The first true deviation from "you win, you're in" produced a victory for the Ducks, but it's hard to credit Giguere as a factor in the W as the Stars took less than 10 shots after solving the netminder three times. Jiggy will likely get the crease until the coaching staff decides he falls short of the new criterion (apparently unrelated to winning or losing).

Daniel, we both agreed that Carlyle should abolish the "you win, you're in" system, but will the new system make it more difficult for Murray to choose which goaltender he should trade?

DANIEL:

I don't think it will give Murray too much trouble in picking a goalie to trade. Murray has a tendency to just do what he wants. See the deconstruction of the checking line at last year's trade deadline, and the inexplicable signing of some 8 mediocre free agent defensemen, instead of one good one. When Murray wants to make a move, he makes one.

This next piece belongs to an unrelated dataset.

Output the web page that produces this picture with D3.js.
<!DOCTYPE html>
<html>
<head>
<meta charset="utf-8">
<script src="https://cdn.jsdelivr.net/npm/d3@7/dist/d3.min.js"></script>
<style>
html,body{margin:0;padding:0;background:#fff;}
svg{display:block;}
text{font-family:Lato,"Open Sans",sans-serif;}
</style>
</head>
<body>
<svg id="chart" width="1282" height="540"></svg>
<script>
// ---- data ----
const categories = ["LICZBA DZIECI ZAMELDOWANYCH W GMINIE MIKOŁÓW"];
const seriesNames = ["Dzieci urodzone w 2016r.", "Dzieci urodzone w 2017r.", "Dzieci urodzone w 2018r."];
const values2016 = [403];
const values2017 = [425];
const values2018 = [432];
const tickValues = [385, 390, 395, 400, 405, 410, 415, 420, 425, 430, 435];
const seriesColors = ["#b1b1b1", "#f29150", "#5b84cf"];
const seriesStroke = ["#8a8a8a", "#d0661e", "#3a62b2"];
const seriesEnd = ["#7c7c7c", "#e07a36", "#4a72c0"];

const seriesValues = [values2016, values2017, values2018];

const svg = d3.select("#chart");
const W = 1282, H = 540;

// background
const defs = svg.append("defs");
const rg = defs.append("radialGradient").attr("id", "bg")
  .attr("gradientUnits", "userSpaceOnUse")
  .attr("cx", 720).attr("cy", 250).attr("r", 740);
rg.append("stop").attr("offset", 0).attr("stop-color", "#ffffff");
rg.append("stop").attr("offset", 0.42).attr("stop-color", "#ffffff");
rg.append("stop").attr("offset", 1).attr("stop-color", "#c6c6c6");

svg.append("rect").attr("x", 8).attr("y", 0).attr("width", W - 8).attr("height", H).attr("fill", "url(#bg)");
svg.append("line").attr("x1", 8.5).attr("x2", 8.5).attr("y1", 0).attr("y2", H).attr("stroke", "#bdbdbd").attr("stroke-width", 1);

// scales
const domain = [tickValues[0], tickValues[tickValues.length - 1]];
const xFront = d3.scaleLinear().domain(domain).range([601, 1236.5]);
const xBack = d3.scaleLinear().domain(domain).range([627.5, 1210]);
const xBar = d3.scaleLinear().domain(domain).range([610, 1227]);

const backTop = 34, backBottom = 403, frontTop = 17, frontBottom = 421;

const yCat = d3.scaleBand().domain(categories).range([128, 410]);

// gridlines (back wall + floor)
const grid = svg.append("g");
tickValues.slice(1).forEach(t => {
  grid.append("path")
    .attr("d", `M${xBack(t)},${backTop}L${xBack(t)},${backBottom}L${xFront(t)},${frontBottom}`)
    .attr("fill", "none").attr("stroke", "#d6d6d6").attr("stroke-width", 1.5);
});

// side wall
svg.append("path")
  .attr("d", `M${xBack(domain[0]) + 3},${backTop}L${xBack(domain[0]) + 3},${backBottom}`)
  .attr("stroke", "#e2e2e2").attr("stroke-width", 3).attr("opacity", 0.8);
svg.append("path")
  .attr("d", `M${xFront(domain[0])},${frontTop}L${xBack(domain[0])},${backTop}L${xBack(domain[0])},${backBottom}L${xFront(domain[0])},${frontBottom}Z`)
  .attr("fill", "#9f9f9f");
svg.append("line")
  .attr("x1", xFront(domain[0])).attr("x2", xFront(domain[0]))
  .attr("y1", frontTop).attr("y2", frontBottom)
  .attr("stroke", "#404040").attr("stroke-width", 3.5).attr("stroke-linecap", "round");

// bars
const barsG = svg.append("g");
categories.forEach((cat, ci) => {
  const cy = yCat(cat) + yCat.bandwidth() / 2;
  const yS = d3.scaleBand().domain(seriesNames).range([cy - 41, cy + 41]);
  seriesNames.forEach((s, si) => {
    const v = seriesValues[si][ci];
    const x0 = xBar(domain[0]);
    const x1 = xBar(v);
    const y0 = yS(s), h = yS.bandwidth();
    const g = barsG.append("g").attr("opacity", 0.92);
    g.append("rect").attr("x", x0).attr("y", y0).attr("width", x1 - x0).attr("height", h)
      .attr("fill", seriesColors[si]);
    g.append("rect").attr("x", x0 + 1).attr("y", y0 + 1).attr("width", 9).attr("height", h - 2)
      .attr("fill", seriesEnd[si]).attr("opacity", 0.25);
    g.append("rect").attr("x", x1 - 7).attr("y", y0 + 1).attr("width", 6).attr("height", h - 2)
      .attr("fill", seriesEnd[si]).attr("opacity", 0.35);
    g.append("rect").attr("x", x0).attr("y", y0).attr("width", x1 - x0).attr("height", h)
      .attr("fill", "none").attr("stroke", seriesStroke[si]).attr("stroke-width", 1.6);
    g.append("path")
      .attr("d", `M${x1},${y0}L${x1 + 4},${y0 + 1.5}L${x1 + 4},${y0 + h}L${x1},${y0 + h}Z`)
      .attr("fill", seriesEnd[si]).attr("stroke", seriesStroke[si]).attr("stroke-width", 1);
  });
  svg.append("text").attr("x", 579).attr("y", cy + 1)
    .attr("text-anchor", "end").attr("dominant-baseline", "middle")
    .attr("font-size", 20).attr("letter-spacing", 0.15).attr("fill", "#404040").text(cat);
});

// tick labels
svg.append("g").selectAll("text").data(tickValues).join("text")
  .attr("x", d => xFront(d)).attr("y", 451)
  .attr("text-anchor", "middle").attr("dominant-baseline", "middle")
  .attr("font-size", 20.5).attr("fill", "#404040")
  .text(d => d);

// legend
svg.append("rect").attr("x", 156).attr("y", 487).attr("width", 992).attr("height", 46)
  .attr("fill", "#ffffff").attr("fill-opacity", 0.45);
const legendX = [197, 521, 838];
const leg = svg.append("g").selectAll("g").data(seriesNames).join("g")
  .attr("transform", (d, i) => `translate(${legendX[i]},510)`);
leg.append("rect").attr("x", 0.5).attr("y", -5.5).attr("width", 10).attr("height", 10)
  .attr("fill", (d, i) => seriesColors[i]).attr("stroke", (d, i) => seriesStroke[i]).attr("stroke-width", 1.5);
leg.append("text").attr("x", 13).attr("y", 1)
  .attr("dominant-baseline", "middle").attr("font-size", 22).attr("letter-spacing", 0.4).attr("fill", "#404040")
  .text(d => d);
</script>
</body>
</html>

I complain a lot about Murray, but I think there is one thing I can definitively say about him as a GM: he won't let a free agent just walk. To me, that means that if Giguere just continues to play marginally well, Hiller will definitely get moved, simply because Murray won't let him walk for nothing. The fact is, HIller's impending UFA status makes him great trade bait in the salary cap era. Of course, his occasional flashes of brilliance help with that too, but a goalie rental for a paranoid team like the Blackhawks who almost HAVE to win this year will yield a great return.

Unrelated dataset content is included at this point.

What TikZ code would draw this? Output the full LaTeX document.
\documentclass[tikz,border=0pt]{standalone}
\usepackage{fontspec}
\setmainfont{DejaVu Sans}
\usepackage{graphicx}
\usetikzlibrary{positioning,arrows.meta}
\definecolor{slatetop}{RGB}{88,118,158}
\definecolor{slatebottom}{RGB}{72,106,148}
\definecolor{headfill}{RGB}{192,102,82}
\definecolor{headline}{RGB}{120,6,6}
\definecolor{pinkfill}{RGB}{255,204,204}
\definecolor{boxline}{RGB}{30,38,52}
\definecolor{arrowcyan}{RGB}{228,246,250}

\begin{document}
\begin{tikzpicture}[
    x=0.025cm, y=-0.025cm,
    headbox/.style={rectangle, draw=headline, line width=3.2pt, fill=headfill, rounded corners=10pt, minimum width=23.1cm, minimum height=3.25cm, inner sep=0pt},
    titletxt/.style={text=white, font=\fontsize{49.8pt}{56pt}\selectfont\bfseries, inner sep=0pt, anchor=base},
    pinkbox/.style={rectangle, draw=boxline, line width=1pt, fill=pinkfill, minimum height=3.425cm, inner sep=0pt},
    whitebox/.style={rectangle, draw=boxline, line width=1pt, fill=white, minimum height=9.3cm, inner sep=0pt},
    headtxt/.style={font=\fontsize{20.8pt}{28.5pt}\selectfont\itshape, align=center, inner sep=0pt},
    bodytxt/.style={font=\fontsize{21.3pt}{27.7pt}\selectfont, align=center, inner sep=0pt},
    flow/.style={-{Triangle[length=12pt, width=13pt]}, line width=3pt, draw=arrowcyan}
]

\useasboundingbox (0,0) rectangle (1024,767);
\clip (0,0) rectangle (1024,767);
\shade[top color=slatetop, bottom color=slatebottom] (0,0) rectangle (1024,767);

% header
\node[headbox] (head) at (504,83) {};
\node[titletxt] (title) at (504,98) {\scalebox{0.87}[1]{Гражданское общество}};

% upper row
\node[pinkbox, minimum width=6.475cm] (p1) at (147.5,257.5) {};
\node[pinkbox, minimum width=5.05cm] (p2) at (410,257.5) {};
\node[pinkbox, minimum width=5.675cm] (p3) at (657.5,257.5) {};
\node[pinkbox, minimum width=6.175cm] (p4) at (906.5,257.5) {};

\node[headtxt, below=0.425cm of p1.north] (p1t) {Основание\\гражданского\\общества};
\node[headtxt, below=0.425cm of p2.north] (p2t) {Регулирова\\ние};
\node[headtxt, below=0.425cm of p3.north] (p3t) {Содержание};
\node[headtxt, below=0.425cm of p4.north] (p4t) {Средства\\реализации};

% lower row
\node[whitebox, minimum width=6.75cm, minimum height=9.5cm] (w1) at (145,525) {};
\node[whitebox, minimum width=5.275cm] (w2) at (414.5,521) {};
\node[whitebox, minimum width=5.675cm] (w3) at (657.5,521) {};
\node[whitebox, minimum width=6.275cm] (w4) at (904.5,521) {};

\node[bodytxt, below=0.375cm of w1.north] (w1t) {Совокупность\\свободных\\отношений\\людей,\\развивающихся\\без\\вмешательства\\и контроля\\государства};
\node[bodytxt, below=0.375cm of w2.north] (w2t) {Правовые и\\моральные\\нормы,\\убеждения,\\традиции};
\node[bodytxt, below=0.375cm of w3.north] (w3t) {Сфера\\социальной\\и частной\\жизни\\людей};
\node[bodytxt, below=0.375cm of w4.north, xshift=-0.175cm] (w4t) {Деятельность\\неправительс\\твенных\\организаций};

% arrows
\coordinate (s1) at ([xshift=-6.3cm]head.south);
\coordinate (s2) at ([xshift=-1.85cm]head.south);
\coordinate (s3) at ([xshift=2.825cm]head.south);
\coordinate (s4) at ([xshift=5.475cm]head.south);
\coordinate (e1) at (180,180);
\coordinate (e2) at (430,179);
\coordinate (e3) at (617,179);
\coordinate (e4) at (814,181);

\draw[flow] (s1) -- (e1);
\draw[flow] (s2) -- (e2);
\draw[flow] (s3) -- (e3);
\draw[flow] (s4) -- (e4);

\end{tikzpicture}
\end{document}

I can't help but think that this system will inevitably drive up the value of the goalie who isn't playing. Teams won't be able to see the guy on the bench, and therefore won't be able to dissect his game as much. Instead, Murray can always say "Everyone struggled early on" and try to hide behind the team's overall struggles rather than any specific holes in a goalie's play. In the end, if Jiggy is the one who keeps manning the pipes, then HIller will be moved just to make sure he doesn't leave.

 

ARTHUR:

I don't think the new system will be problematic, just because I don't think these two were ever the type of player to flourish in a "you win, you're in" system.  It's a romantic notion that Murray and Carlyle held, believing that one of these guys would go on a winning streak and force the other one out of the crease and, indeed, out of Anaheim.  But nothing Jiggy and Hiller have done suggests that that was the best way to choose between them.  Giguere doesn't perform well without his own confidence, much less the confidence of his coach, and Hiller flourished because he was given the starting job without the pressure of losing it.

I think Giguere will play a stretch until his performance degrades, then Hiller will play a stretch until his performance degrades and then the Ducks will choose and trade.  And they really could have done that in November and had a guy out the door by now.

But I also think that Murray's already picked Hiller, and not just because he's already talked to Burke about Toskala.  Right now, there is every reason to believe that Anaheim will be a rebuilding team next year and not the sort of team that can (or should) keep a 6M man between the pipes.  And if we did keep Giguere, the netminder would have Murray over a barrel at the end of next year, when our goaltending alternative would be Justin Pogge.  

Moving Giguere offers the team more flexibility.  I'm not saying Murray will use that flexibility to pursue Turco or Nabokov this offseason, but there are plenty of situations that are preferable to having 6.6M tied up in the expiring contracts of Giguere and Pogge.